Upon initialization, JupyterLab will be running at http://127.0.0.1:8888
Refactor notebook#
First, we use soorgeon
to refactor the notebook:
soorgeon refactor nb.ipynb -p /mnt/project/output -d parquet
We can generate a plot to visualize the dependencies:
ploomber plot
If you open the generated pipeline.png
, you’ll see that soorgeon
inferred the dependencies among the sections in the notebook and built a
Ploomber pipeline automatically!
Now you can iterate this modular pipeline with Ploomber, but for now, let’s go to the next stage and deploy to Kubernetes.
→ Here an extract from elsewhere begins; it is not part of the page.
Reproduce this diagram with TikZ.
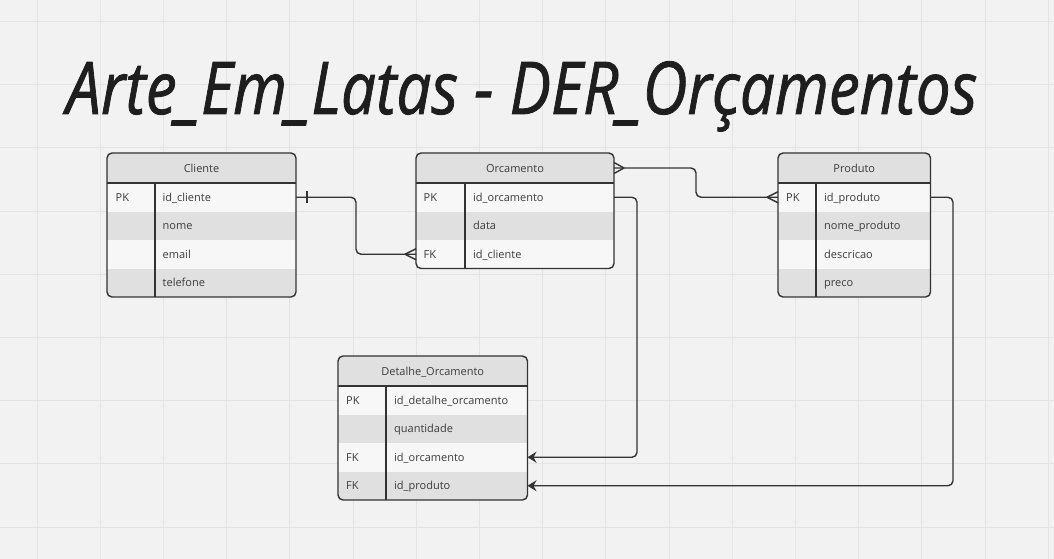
\documentclass[tikz,border=0pt]{standalone}
\usepackage{fontspec}
\setmainfont{Open Sans}
\usepackage{graphicx}
\usetikzlibrary{arrows.meta}
\definecolor{bg}{HTML}{F2F2F2}
\definecolor{gridc}{HTML}{E4E4E4}
\definecolor{hdrc}{HTML}{E0E0E0}
\definecolor{ltc}{HTML}{F7F7F7}
\definecolor{dkc}{HTML}{E0E0E0}
\definecolor{linec}{HTML}{333333}
\definecolor{txtc}{HTML}{3C3C3C}
\definecolor{titlec}{HTML}{1E1E1E}
\tikzset{
  cell/.style={draw=none, inner sep=0pt, outer sep=0pt, anchor=north west},
  hdrrow/.style={cell, fill=hdrc},
  ltrow/.style={cell, fill=ltc},
  dkrow/.style={cell, fill=dkc},
  lbl/.style={inner sep=0pt, font=\fontsize{11}{13}\selectfont, text=txtc},
  hdrlbl/.style={lbl, anchor=base},
  keylbl/.style={lbl, anchor=base west},
  border/.style={draw=linec, line width=1.4pt, rounded corners=5pt},
  sep/.style={draw=linec, line width=1.4pt},
  conn/.style={draw=linec, line width=1.4pt, rounded corners=5pt},
  arr/.style={conn, -{Stealth[length=9pt, width=11pt, inset=3pt]}},
  crow/.style={draw=linec, line width=1.4pt},
}
\begin{document}
\begin{tikzpicture}[x=1pt, y=-1pt]
\useasboundingbox (0,0) rectangle (1054,559);
\fill[bg] (0,0) rectangle (1054,559);
% grid
\foreach \k in {0,...,16} {
  \draw[gridc, line width=1pt] ({37+63.2*\k},0) -- ({37+63.2*\k},559);
}
\foreach \k in {0,...,8} {
  \draw[gridc, line width=1pt] (0,{21.5+63.2*\k}) -- (1054,{21.5+63.2*\k});
}
% title
\node[anchor=base west, inner sep=0pt, text=titlec] (title) at (66,114)
  {\resizebox{911pt}{\height}{\fontsize{72.8}{80}\selectfont\itshape\addfontfeatures{FakeBold=1.2}Arte\_Em\_Latas - DER\_Orçamentos}};

% ---------- Cliente ----------
\begin{scope}
\clip[rounded corners=5pt] (107,153) rectangle (296,297);
\node[hdrrow, minimum width=189pt, minimum height=30pt] (cl-h) at (107,153) {};
\node[ltrow, minimum width=189pt, minimum height=28.5pt] (cl-r1) at (107,183) {};
\node[dkrow, minimum width=189pt, minimum height=28.5pt] (cl-r2) at (107,211.5) {};
\node[ltrow, minimum width=189pt, minimum height=28.5pt] (cl-r3) at (107,240) {};
\node[dkrow, minimum width=189pt, minimum height=28.5pt] (cl-r4) at (107,268.5) {};
\end{scope}
\draw[border] (107,153) rectangle (296,297);
\draw[sep] (cl-h.south west) -- (cl-h.south east);
\draw[sep] (155,183) -- (155,297);
\node[hdrlbl] (cl-t) at (201.5,172) {Cliente};
\node[keylbl] (cl-k1) at (115.5,201.25) {PK};
\node[keylbl] (cl-f1) at (162.5,201.25) {id\_cliente};
\node[keylbl] (cl-f2) at (162.5,229.75) {nome};
\node[keylbl] (cl-f3) at (162.5,258.25) {email};
\node[keylbl] (cl-f4) at (162.5,286.75) {telefone};

% ---------- Orcamento ----------
\begin{scope}
\clip[rounded corners=5pt] (416,153) rectangle (614,268.5);
\node[hdrrow, minimum width=198pt, minimum height=30pt] (or-h) at (416,153) {};
\node[ltrow, minimum width=198pt, minimum height=28.5pt] (or-r1) at (416,183) {};
\node[dkrow, minimum width=198pt, minimum height=28.5pt] (or-r2) at (416,211.5) {};
\node[ltrow, minimum width=198pt, minimum height=28.5pt] (or-r3) at (416,240) {};
\end{scope}
\draw[border] (416,153) rectangle (614,268.5);
\draw[sep] (or-h.south west) -- (or-h.south east);
\draw[sep] (465,183) -- (465,268.5);
\node[hdrlbl] (or-t) at (515,172) {Orcamento};
\node[keylbl] (or-k1) at (423.5,201.25) {PK};
\node[keylbl] (or-k3) at (423.5,258.25) {FK};
\node[keylbl] (or-f1) at (473,201.25) {id\_orcamento};
\node[keylbl] (or-f2) at (473,229.75) {data};
\node[keylbl] (or-f3) at (473,258.25) {id\_cliente};

% ---------- Produto ----------
\begin{scope}
\clip[rounded corners=5pt] (778,153) rectangle (930.5,297);
\node[hdrrow, minimum width=152.5pt, minimum height=30pt] (pr-h) at (778,153) {};
\node[ltrow, minimum width=152.5pt, minimum height=28.5pt] (pr-r1) at (778,183) {};
\node[dkrow, minimum width=152.5pt, minimum height=28.5pt] (pr-r2) at (778,211.5) {};
\node[ltrow, minimum width=152.5pt, minimum height=28.5pt] (pr-r3) at (778,240) {};
\node[dkrow, minimum width=152.5pt, minimum height=28.5pt] (pr-r4) at (778,268.5) {};
\end{scope}
\draw[border] (778,153) rectangle (930.5,297);
\draw[sep] (pr-h.south west) -- (pr-h.south east);
\draw[sep] (816,183) -- (816,297);
\node[hdrlbl] (pr-t) at (854.25,172) {Produto};
\node[keylbl] (pr-k1) at (786,201.25) {PK};
\node[keylbl] (pr-f1) at (824,201.25) {id\_produto};
\node[keylbl] (pr-f2) at (824,229.75) {nome\_produto};
\node[keylbl] (pr-f3) at (824,258.25) {descricao};
\node[keylbl] (pr-f4) at (824,286.75) {preco};

% ---------- Detalhe_Orcamento ----------
\begin{scope}
\clip[rounded corners=5pt] (338,356) rectangle (527.5,500);
\node[hdrrow, minimum width=189.5pt, minimum height=30pt] (de-h) at (338,356) {};
\node[ltrow, minimum width=189.5pt, minimum height=28.5pt] (de-r1) at (338,386) {};
\node[dkrow, minimum width=189.5pt, minimum height=28.5pt] (de-r2) at (338,414.5) {};
\node[ltrow, minimum width=189.5pt, minimum height=28.5pt] (de-r3) at (338,443) {};
\node[dkrow, minimum width=189.5pt, minimum height=28.5pt] (de-r4) at (338,471.5) {};
\end{scope}
\draw[border] (338,356) rectangle (527.5,500);
\draw[sep] (de-h.south west) -- (de-h.south east);
\draw[sep] (386,386) -- (386,500);
\node[hdrlbl] (de-t) at (432.75,375) {Detalhe\_Orcamento};
\node[keylbl] (de-k1) at (346,404.25) {PK};
\node[keylbl] (de-k3) at (346,461.25) {FK};
\node[keylbl] (de-k4) at (346,489.75) {FK};
\node[keylbl] (de-f1) at (394,404.25) {id\_detalhe\_orcamento};
\node[keylbl] (de-f2) at (394,432.75) {quantidade};
\node[keylbl] (de-f3) at (394,461.25) {id\_orcamento};
\node[keylbl] (de-f4) at (394,489.75) {id\_produto};

% ---------- connectors ----------
% Cliente (one) -> Orcamento (many)
\draw[conn] (cl-r1.east) -- ++(60,0) |- (or-r3.west);
\draw[crow] (cl-r1.east) ++(11,-6) -- ++(0,12);
\draw[crow] (or-r3.west) ++(-11,0) -- ++(11,-5.5);
\draw[crow] (or-r3.west) ++(-11,0) -- ++(11,5.5);
% Orcamento (many) -> Produto (many)
\draw[conn] (or-h.east) -- ++(82,0) |- (pr-r1.west);
\draw[crow] (or-h.east) ++(10,0) -- ++(-10,-5.5);
\draw[crow] (or-h.east) ++(10,0) -- ++(-10,5.5);
\draw[crow] (pr-r1.west) ++(-11,0) -- ++(11,-5.5);
\draw[crow] (pr-r1.west) ++(-11,0) -- ++(11,5.5);
% Orcamento -> Detalhe (id_orcamento)
\draw[arr] (or-r1.east) -- ++(23,0) |- (de-r3.east);
% Produto -> Detalhe (id_produto)
\draw[arr] (pr-r1.east) -- ++(22.5,0) |- (de-r4.east);
\end{tikzpicture}
\end{document}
Configure target platform#
Soopervisor allows you to configure the target platform using a
soopervisor.yaml
file, let’s add it and set the backend to
argo-worflows
:
# soopervisor add requires a requirements.lock.txt file
cp requirements.txt requirements.lock.txt
# add the taget environment
soopervisor add training --backend argo-workflows
Usually, you’d manually edit soopervisor.yaml
to configure your
environment; for this example, let’s use one that we
already configured,
which tells soopervisor to mount a local directory to every pod so we can review results later:
cp /soopervisor-workflow.yaml soopervisor.yaml
Submit pipeline#
We finished configuring; let’s now submit the workflow:
# build docker image and generate an argo's yaml spec
soopervisor export training --skip-tests --ignore-git --mode force
# import image to the k8s cluster
k3d image import project:latest --cluster mycluster
# submit workflow
argo submit -n argo --watch training/argo.yaml
Congratulations! You just went from a legacy notebook to production-ready pipeline! 🎉
Note
k3d image import
is only required if creating the cluster with k3d
.
Once the execution finishes, take a look at the generated artifacts:
ls /mnt/project
Tip
You may also watch the progress from the UI.
# port forwarding to enable the UI
kubectl -n argo port-forward --address 0.0.0.0 svc/argo-server 2746:2746
Then, open: https://127.0.0.1:2746
Clean up#
To delete the cluster:
k3d cluster delete mycluster